Janine wrote in her newspaper: "It's tricky for my parents, dealing with their little girl in a war zone.

"We are not a military family and there has been more than one sleepless night since she first went to the front line nine years ago.

"My father said, 'It's impossible not to be concerned'. The true reward is when you hear about operations where without a doubt she has helped the lads on the ground.

"To be able to make a difference for them is reason enough to be proud.

"I remember mum describing how Nikki once flew over our family home. The noise down the Exe estuary was deafening as she zoomed by and disappeared in a flash.
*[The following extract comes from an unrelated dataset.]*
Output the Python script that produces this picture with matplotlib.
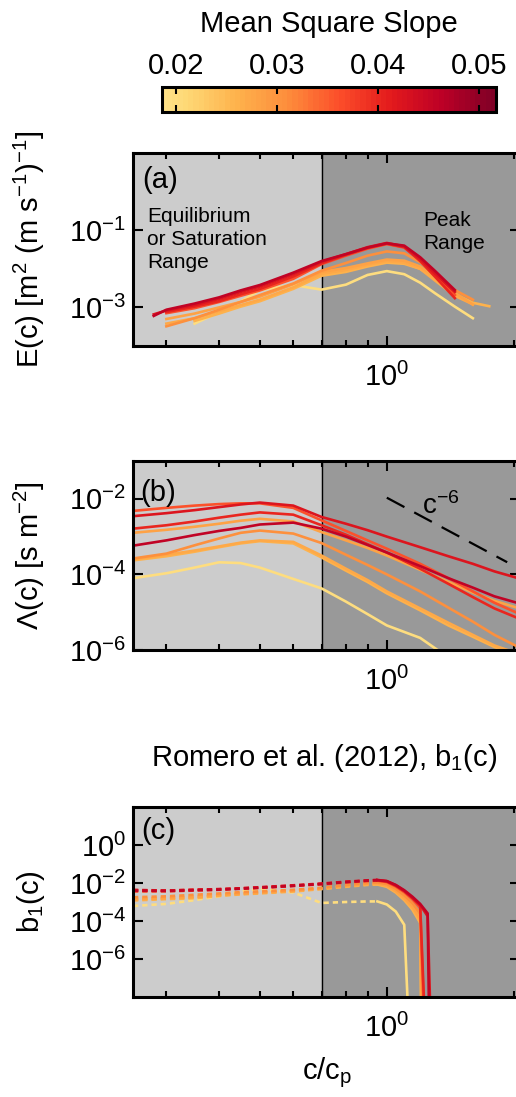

"I just couldn't believe that was Nikki,' mum said to me." When Janine asked Nikki about any hair-raising moments, she retorted: "I can't tell you, mum's going to read this."

On the glamour of life in the RAF, Nikki mentioned a running joke: "Come on, Goose, empty the bins. It's not Top Gun, you know!"

With an outdoor childhood romping on Dartmoor and splashing around in the Exe, such a down-to-earth outlook is hardly surprising. It is difficult not to feel awestruck at the bravery of Nikki and Juliette. As Nikki said to Janine: "It really is an adrenalin kick when the scramble bell goes off – very Second World War – and we run to the jets.

"The idea of going to work and reading and writing all day scares me just as much. I do the maths, you do the words, remember?"